Plotting code records
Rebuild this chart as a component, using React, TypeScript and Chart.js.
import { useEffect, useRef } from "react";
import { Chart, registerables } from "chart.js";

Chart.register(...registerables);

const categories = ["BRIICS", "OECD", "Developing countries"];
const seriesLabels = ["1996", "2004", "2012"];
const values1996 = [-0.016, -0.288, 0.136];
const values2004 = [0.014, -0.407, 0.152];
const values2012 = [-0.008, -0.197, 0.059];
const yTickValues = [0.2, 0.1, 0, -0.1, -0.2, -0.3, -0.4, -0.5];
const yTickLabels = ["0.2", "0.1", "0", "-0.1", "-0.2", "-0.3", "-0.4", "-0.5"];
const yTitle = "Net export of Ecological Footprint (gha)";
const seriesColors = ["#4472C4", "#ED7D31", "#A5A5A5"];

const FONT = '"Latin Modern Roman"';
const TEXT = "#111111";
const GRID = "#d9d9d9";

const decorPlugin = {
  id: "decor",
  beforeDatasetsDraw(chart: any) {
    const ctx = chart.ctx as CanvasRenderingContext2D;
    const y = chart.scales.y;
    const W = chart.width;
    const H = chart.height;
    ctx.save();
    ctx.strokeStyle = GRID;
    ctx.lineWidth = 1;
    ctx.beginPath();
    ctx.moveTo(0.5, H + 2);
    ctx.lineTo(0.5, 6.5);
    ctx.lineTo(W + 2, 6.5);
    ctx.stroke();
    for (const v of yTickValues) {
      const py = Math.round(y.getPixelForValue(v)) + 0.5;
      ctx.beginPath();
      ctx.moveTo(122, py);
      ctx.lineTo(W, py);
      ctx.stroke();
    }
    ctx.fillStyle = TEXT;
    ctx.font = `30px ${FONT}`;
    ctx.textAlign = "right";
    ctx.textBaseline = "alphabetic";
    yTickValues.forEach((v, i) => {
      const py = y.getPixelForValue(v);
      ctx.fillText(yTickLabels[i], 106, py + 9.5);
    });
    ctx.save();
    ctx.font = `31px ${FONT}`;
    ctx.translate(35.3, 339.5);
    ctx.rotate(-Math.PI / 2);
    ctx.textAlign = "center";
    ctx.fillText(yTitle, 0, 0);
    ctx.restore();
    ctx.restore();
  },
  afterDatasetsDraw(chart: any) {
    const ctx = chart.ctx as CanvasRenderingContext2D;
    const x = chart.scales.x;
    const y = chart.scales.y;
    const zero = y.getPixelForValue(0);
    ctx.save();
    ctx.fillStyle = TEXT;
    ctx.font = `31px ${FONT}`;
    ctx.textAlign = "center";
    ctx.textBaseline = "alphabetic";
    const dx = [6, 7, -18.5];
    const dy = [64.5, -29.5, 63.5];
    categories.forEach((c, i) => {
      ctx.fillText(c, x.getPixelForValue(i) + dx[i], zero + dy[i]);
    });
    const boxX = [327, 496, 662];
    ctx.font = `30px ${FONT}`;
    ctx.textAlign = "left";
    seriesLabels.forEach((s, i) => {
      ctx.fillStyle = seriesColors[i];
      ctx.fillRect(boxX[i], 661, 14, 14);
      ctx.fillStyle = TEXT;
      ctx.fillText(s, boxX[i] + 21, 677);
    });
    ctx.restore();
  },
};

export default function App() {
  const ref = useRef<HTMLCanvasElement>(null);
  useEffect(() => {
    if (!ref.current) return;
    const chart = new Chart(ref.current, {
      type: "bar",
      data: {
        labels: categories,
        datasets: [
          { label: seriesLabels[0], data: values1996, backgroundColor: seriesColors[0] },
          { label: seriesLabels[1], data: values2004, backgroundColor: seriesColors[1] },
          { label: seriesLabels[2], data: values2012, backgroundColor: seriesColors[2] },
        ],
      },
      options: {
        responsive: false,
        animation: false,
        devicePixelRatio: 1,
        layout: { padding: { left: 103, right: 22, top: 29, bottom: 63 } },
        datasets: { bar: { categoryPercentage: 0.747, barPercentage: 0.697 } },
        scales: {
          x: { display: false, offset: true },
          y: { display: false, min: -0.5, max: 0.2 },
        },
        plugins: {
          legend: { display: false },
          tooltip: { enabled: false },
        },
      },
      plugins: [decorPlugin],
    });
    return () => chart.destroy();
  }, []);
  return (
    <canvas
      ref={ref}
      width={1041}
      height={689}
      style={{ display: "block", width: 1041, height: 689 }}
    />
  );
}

--

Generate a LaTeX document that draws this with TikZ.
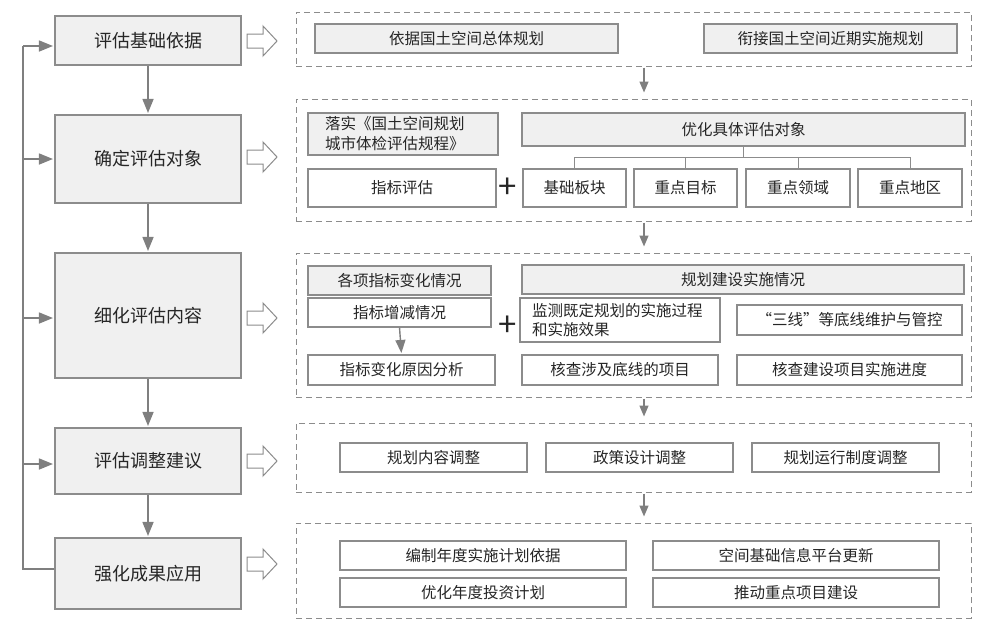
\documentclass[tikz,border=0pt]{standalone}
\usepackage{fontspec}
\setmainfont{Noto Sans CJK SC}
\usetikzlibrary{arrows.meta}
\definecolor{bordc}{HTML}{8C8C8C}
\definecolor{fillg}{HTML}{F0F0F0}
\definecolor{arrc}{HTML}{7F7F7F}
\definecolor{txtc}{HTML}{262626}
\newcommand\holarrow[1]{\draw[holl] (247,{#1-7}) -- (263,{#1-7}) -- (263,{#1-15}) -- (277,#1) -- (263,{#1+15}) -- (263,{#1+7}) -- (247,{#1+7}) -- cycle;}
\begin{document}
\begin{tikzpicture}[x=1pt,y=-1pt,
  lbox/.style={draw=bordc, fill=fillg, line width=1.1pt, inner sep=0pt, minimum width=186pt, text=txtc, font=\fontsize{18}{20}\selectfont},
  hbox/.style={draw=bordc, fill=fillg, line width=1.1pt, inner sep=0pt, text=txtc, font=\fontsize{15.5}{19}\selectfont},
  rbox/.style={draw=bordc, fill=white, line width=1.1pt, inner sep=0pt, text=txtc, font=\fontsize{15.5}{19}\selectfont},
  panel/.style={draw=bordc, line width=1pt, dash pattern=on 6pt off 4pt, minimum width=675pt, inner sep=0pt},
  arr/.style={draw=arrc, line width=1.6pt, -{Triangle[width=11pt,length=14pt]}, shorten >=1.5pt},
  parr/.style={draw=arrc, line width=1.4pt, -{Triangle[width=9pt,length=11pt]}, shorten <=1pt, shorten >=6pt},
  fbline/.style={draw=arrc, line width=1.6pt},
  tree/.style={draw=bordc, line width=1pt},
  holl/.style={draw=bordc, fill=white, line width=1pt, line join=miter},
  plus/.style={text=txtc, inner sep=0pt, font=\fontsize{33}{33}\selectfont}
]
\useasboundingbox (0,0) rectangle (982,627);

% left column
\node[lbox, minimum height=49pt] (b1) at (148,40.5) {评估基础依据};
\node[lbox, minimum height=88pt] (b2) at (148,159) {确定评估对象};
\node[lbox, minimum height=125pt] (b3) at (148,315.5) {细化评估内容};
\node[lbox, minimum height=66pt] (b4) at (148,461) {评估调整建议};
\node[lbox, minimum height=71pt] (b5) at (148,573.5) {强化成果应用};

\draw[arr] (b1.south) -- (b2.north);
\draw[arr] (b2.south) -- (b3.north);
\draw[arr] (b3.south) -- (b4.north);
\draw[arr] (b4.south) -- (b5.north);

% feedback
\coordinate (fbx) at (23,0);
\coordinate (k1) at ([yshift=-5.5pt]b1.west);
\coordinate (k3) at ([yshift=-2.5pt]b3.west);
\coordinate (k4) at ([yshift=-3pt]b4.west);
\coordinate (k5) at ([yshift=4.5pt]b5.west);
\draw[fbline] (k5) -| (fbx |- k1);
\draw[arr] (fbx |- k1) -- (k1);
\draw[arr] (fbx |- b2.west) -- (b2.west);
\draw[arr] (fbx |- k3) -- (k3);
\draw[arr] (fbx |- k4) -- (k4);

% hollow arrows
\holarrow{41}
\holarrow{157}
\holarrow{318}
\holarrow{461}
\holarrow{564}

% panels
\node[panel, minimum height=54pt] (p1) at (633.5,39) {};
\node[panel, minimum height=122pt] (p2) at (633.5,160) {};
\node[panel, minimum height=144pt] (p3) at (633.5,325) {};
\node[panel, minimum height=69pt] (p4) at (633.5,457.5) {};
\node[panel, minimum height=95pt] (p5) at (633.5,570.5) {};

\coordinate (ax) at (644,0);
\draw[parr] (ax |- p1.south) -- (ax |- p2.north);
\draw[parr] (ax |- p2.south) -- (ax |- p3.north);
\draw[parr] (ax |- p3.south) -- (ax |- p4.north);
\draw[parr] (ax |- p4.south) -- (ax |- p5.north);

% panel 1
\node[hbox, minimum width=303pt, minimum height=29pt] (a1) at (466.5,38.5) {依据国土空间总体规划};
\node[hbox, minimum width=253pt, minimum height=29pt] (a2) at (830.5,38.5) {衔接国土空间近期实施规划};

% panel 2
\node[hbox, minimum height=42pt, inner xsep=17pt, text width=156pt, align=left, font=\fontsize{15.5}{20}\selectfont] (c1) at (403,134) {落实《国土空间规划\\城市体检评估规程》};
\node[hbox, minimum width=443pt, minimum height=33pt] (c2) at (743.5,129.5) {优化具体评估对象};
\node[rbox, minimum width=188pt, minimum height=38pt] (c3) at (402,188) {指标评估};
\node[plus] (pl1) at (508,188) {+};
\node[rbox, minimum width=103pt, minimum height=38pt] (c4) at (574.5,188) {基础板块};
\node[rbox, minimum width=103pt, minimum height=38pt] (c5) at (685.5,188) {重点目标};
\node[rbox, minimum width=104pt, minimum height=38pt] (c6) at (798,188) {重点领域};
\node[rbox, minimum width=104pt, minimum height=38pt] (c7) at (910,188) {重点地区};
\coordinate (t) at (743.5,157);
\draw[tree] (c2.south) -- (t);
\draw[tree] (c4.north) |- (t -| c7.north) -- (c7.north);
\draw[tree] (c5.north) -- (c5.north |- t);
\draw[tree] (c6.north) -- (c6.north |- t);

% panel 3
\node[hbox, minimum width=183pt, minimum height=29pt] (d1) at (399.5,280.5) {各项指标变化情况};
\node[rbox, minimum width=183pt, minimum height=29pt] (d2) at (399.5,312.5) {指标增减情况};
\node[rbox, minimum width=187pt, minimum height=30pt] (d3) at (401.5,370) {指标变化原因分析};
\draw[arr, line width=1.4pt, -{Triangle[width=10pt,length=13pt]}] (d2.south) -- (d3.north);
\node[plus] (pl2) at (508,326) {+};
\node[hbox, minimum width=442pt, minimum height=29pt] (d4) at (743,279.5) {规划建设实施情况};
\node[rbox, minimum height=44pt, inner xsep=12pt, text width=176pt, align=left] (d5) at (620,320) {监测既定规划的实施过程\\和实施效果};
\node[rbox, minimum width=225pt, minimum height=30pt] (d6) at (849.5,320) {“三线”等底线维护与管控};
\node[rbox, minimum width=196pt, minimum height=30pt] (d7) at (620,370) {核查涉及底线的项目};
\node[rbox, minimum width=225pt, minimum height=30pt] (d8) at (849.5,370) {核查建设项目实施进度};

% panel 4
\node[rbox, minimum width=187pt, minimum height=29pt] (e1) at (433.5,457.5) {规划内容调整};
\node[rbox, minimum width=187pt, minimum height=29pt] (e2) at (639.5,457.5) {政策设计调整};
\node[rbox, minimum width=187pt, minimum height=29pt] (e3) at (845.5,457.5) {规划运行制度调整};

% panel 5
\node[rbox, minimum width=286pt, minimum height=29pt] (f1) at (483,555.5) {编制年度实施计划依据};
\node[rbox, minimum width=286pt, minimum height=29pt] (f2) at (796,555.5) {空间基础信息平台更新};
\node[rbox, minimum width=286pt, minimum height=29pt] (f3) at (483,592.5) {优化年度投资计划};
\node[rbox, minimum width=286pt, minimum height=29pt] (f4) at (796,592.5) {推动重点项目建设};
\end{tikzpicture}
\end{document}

- **BRIEF**: Gather up the lines containing the word "this" from these records and copy them.

- **COMPLETE ANSWER**:
Rebuild this chart as a component, using React, TypeScript and Chart.js.
Generate a LaTeX document that draws this with TikZ.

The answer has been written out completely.